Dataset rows

□ □ □ □ □

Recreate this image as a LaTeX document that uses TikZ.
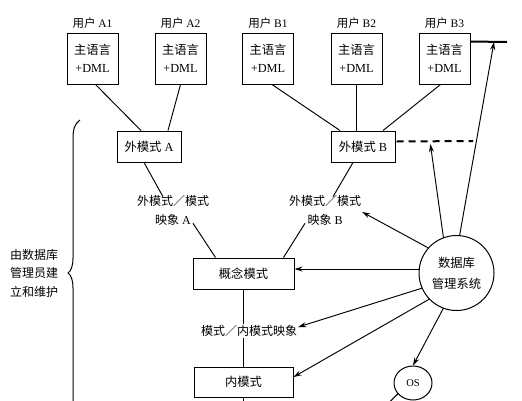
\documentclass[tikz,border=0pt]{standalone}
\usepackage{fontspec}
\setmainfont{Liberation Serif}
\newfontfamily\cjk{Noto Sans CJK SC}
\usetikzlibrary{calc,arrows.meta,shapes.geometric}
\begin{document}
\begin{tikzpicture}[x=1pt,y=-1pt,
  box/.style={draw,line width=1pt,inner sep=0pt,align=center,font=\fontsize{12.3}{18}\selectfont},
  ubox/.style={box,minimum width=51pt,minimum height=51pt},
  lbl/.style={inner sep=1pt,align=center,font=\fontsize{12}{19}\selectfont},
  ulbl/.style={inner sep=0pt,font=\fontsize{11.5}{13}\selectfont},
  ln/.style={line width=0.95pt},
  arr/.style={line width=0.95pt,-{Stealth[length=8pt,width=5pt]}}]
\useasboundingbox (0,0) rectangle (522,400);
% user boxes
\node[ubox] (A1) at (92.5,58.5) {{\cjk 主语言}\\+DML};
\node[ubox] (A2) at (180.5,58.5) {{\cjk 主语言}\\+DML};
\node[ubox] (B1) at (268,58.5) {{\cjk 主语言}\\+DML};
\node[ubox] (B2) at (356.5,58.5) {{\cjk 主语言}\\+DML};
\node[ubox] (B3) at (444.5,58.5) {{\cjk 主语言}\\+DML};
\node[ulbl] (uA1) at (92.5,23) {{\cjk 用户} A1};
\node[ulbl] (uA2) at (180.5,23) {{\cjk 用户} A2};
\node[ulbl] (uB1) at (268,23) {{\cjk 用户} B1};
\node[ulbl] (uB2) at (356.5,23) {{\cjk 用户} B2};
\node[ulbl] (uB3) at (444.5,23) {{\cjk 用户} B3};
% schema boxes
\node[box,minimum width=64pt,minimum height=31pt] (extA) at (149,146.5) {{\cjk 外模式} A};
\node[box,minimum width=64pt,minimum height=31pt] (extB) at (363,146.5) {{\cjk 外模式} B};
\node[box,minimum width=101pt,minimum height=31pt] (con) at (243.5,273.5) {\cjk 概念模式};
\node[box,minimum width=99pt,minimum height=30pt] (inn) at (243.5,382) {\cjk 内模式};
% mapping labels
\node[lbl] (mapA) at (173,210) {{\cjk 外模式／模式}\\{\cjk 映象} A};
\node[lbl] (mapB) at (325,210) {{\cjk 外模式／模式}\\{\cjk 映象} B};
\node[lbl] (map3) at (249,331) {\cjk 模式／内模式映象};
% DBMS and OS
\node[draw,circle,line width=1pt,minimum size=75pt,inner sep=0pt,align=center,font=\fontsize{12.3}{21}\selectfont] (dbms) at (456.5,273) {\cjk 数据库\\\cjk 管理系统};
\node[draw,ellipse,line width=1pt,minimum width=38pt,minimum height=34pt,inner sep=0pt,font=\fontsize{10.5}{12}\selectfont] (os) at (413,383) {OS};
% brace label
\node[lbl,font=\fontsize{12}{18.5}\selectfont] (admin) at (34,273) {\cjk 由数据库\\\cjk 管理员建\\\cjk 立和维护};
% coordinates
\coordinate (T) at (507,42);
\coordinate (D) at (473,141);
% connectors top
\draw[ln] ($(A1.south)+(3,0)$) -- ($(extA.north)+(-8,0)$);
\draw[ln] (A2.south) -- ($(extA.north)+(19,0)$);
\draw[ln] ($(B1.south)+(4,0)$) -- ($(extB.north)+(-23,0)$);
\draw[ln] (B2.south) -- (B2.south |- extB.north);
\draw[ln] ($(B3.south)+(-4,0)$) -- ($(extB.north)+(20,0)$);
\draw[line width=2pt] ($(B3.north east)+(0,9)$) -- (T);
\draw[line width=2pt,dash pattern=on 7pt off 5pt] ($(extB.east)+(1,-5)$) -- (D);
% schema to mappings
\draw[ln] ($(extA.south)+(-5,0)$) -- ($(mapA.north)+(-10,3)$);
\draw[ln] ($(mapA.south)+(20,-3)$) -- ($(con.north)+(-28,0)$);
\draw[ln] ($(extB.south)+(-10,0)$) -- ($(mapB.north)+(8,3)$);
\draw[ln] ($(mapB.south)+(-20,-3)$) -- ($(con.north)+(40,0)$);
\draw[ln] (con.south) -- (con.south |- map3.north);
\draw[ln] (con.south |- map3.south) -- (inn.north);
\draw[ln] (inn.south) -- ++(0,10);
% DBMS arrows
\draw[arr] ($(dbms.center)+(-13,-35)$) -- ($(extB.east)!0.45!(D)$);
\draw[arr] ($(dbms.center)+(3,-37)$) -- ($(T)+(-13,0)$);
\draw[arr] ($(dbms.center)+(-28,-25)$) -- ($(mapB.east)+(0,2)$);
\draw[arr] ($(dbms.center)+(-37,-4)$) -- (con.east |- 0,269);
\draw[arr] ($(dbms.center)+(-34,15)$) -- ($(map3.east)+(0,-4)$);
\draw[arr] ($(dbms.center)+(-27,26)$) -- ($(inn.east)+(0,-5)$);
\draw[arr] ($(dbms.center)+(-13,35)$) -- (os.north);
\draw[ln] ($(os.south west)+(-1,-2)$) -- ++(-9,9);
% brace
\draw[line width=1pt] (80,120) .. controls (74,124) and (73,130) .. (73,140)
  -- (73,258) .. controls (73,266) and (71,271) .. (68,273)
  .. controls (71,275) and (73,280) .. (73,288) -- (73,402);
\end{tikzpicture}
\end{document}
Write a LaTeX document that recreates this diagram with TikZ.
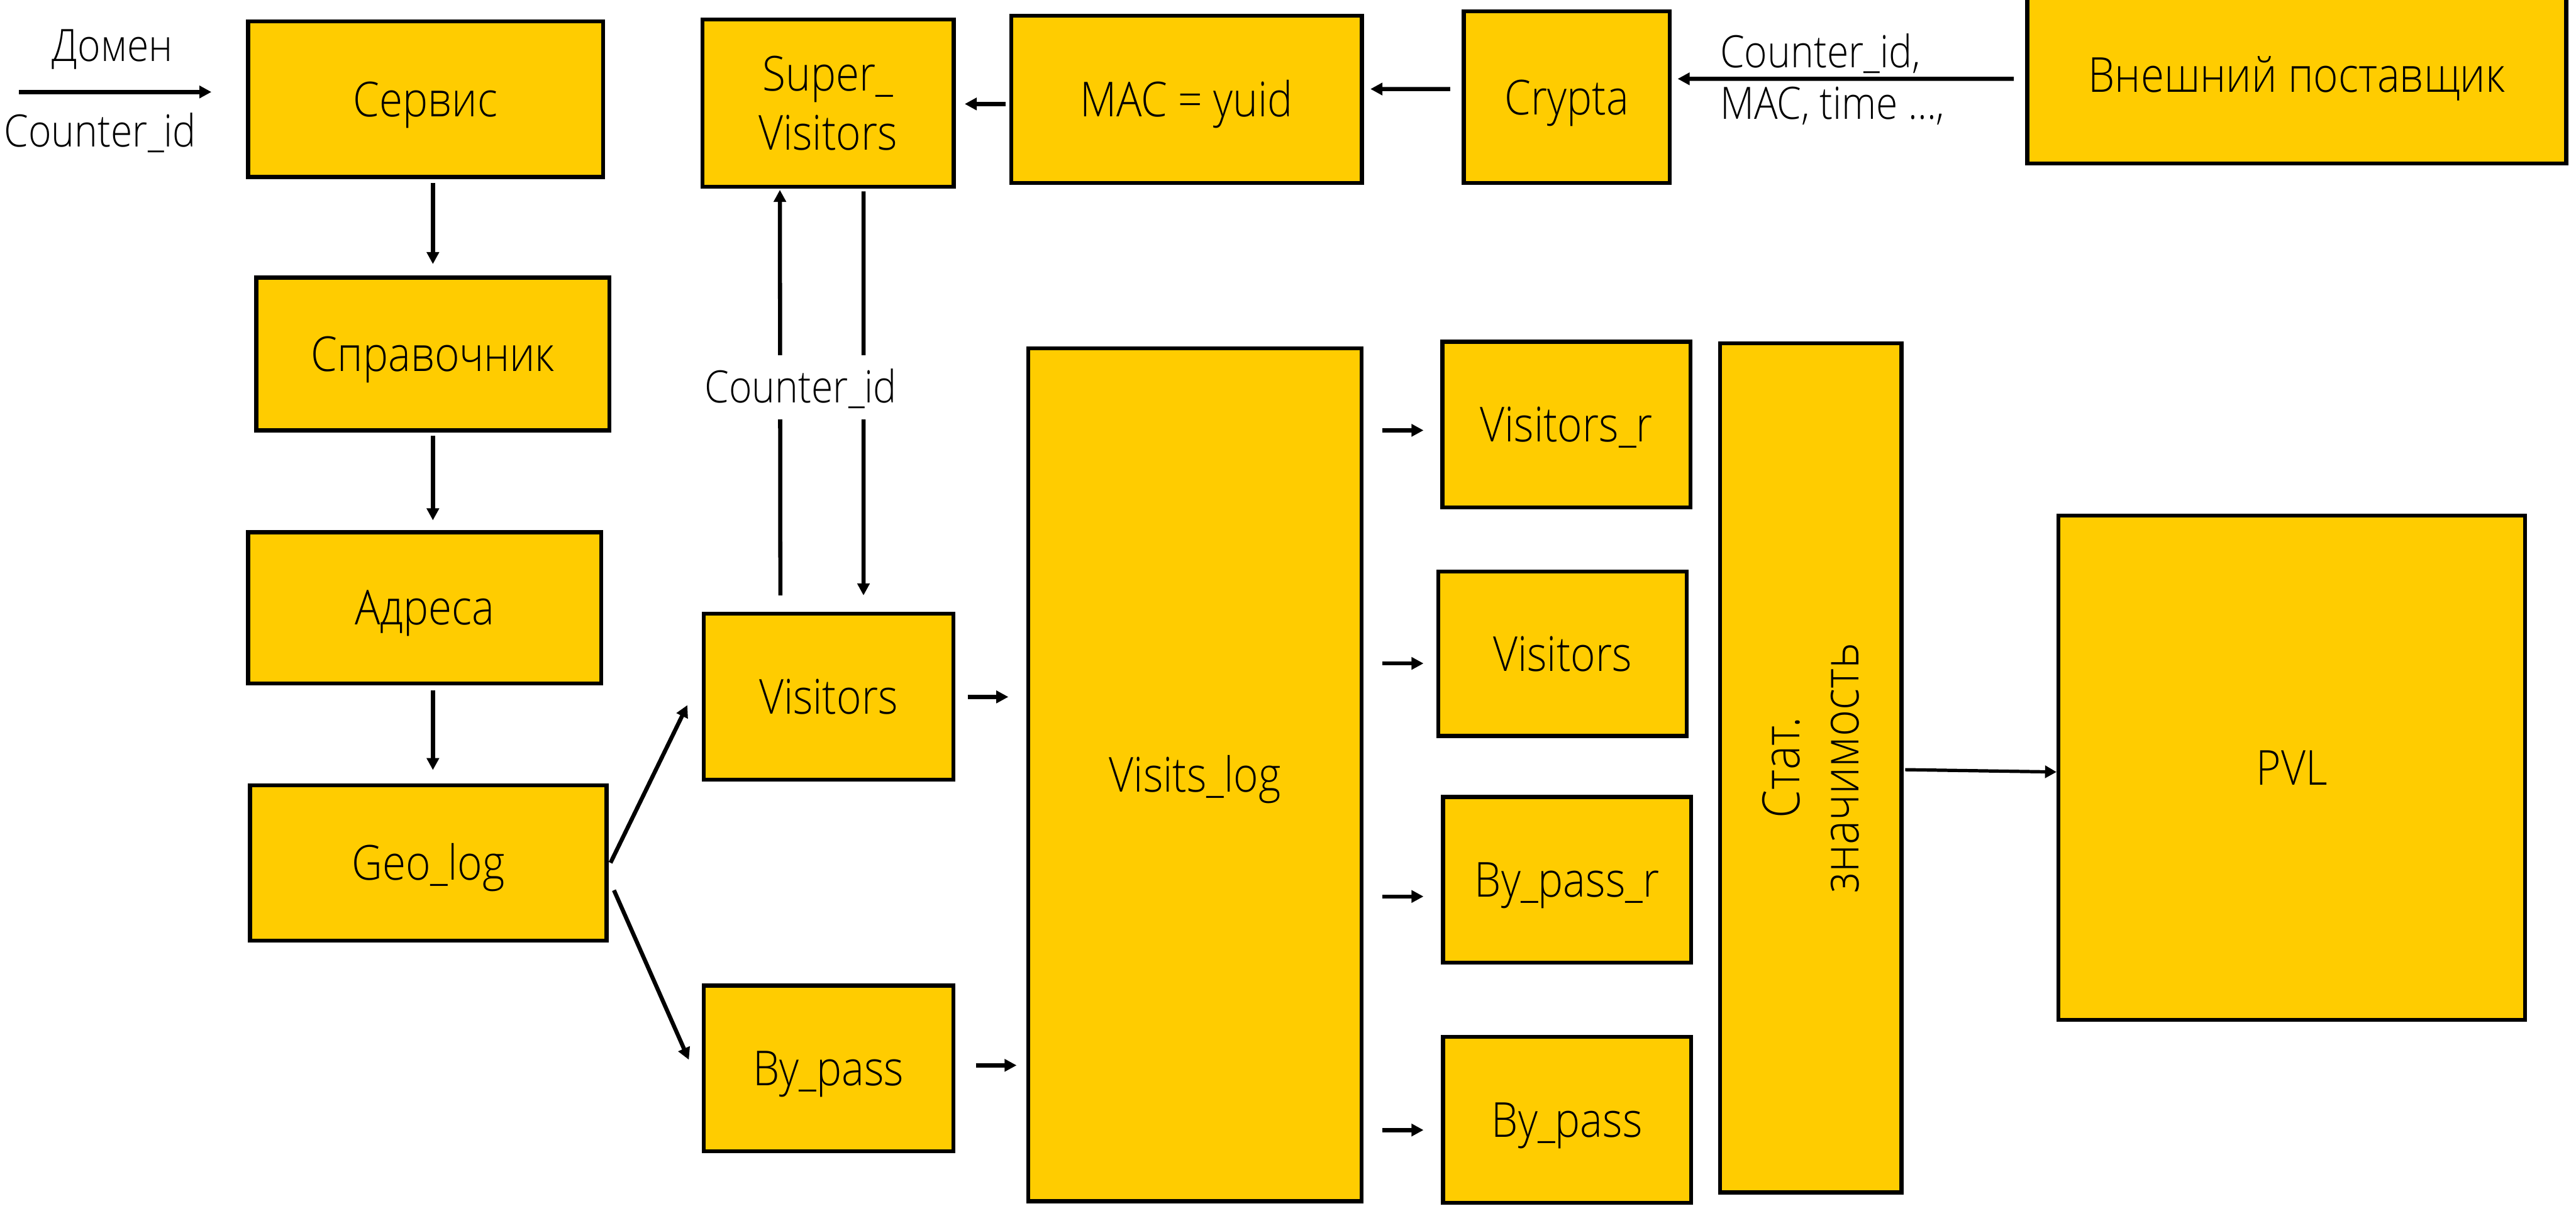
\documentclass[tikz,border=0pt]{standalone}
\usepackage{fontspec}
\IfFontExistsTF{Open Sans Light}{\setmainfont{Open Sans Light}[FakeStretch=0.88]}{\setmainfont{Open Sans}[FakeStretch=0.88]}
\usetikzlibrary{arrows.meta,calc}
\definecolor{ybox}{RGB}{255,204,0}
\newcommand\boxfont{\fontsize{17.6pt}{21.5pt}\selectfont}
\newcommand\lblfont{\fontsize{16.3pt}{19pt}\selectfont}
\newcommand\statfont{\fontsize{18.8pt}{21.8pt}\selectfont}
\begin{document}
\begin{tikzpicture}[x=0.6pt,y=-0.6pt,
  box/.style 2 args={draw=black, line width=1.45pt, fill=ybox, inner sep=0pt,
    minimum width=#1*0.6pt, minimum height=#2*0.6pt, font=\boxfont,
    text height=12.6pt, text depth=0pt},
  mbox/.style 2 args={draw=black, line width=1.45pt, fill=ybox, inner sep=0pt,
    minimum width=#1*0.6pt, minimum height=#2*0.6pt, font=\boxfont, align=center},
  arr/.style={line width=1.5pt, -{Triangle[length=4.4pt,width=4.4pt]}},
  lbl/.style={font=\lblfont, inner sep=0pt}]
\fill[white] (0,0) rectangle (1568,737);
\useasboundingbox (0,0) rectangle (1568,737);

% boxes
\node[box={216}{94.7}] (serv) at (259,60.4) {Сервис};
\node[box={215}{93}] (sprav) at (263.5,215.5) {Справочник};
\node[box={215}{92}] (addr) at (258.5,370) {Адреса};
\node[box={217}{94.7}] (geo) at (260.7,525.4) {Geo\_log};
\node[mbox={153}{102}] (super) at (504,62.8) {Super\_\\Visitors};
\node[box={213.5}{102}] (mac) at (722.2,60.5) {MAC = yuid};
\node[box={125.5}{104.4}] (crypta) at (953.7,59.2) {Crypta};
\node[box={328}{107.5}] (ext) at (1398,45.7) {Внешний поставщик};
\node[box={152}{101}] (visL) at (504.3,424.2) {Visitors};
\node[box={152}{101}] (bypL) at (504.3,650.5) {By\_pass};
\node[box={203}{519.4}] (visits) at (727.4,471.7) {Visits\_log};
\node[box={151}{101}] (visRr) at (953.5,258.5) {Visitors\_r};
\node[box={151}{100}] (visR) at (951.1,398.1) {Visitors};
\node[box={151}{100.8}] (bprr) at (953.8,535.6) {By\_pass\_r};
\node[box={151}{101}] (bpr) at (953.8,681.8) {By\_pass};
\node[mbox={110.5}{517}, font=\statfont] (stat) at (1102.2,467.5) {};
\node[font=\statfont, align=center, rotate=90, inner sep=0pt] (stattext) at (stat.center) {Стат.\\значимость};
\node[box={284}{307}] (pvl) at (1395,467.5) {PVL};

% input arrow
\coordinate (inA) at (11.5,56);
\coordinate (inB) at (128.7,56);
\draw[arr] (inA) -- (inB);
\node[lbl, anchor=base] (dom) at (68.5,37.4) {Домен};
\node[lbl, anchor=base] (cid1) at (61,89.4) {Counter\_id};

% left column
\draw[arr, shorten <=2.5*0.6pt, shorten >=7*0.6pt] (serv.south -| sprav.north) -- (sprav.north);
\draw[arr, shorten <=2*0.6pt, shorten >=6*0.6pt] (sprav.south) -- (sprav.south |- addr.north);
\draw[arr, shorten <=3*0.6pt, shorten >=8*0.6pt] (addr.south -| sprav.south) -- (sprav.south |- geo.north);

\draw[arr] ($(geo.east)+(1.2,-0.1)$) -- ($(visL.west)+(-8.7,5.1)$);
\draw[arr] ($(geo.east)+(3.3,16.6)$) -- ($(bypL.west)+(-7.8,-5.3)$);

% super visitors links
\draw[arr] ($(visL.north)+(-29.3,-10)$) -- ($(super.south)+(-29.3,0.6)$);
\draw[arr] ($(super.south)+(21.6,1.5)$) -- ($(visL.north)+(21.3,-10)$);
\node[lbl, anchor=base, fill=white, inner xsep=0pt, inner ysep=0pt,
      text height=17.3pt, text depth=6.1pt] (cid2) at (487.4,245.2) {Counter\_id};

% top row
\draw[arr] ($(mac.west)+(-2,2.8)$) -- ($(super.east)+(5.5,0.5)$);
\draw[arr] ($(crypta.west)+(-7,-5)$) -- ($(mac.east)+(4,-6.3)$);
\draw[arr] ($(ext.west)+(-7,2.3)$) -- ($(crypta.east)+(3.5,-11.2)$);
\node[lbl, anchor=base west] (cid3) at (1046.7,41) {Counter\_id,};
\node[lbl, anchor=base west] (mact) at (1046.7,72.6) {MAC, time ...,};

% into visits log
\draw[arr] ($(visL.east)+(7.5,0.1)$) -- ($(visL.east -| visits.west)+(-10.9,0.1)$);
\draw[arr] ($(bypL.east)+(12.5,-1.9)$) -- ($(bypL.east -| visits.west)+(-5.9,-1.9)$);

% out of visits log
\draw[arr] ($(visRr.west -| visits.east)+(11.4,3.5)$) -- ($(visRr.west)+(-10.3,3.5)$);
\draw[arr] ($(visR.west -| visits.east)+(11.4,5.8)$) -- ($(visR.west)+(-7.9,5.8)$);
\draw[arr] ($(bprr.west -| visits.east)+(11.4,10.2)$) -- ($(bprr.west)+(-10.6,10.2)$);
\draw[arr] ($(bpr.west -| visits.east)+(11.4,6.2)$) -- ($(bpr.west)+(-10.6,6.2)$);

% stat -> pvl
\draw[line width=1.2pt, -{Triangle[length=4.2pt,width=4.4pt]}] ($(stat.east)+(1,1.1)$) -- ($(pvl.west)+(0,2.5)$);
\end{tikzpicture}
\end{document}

□ □ □ □ □

→ **GIVEN INSTRUCTION**
Copy down every line of the entries containing the word "LaTeX".

→ **SOLVED PROBLEM**
Recreate this image as a LaTeX document that uses TikZ.
Write a LaTeX document that recreates this diagram with TikZ.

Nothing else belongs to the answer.